Golden State Warriors superstar Stephen Curry has won the 2020-21 NBA scoring title, averaging 32.0 points per game to beat out Washington Wizards guard Bradley Beal (31.3 PPG).
This is the second time in Curry's career that he has lead the league in points per game; he also did it in 2015-16 when he averaged 30.1 points.
Curry entered today's game against the Memphis Grizzlies averaging 31.8 points per game, while Beal was at 31.4. After Beal scored just 25 points (on 8-27 from the field and 3-11 from three-point range) earlier today against the Charlotte Hornets, Curry's lead was safe.
Curry's 32.0 points per game is a new career-high and he may be playing the best basketball of his career, which is incredible considering he's 33 years old and a two-time MVP.

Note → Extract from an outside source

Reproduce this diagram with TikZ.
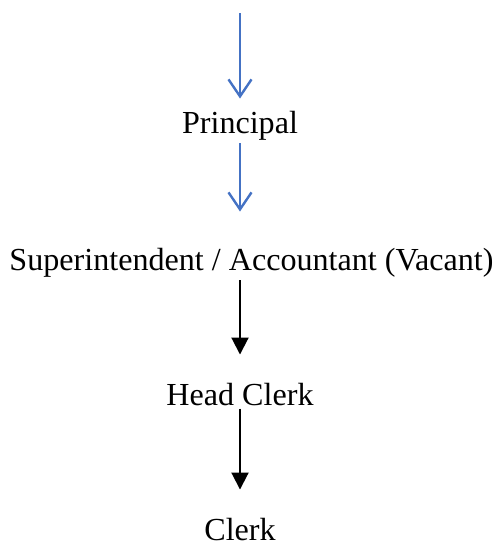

He caught on fire in the second-half of the campaign; in April, he averaged 37.3 points per game and shattered the NBA record for most threes in a month with 96 (which was 14 more than the previous record held by James Harden).
Michael Jordan and Curry are the only players who have won a scoring crown at age-33 or older. Recently, Curry was a guest on "The Rex Chapman Show" and Chapman asked him how he's been able to produce Jordan-esque numbers as a 6-foot-3 shooter.
“A lot of it is probably hand-eye coordination, footwork and all of that,” Curry said. “I mean, as a shooter, you’re blessed with a certain level of just natural skill, and then you add to that with the work and the reps and the pursuit of perfection in that respect. But a big part of it, too, is the conditioning aspect of the game. I was watching some old-school Pistons-Nuggets game, it was the highest-scoring game in NBA history in, I think, the early ['80s], and I was just watching the pace in that game and analyzing it, and I'm like... I cover so much more ground in an average game than what I just watched in that Hardwood Classics [game].
“And a lot of that is to my advantage because there are a lot stronger, faster, more athletic guys out there -- especially defenders that try to make your life miserable out there -- but I try to counter that by never staying in the same spot for more than a second and covering as much ground as possible and never getting tired. Over the course of my 34-35 minutes that I play in a game, you’re going to tire other guys out and you’re gonna find more space, on top of just using your ball-handling and court awareness and IQ and all of that stuff.
“But the biggest piece for any young kid who’s playing the game is: be comfortable with who you are as a basketball player. I had some temptations of, ‘I wish I could just dunk,’ or, ‘I wish I could just drive down the lane and...’ You always get fascinated by what you can’t do. I see LeBron and I’m like, ‘I wish I could do some of the stuff that he does physically.’ You can't get wrapped up in that and distracted by that. At the end of the day, I am my own type of basketball player and I gotta do what I can to be successful.”
A Western Conference player has now won the scoring title in eight-straight seasons, as noted by Tim Reynolds of The Associated Press.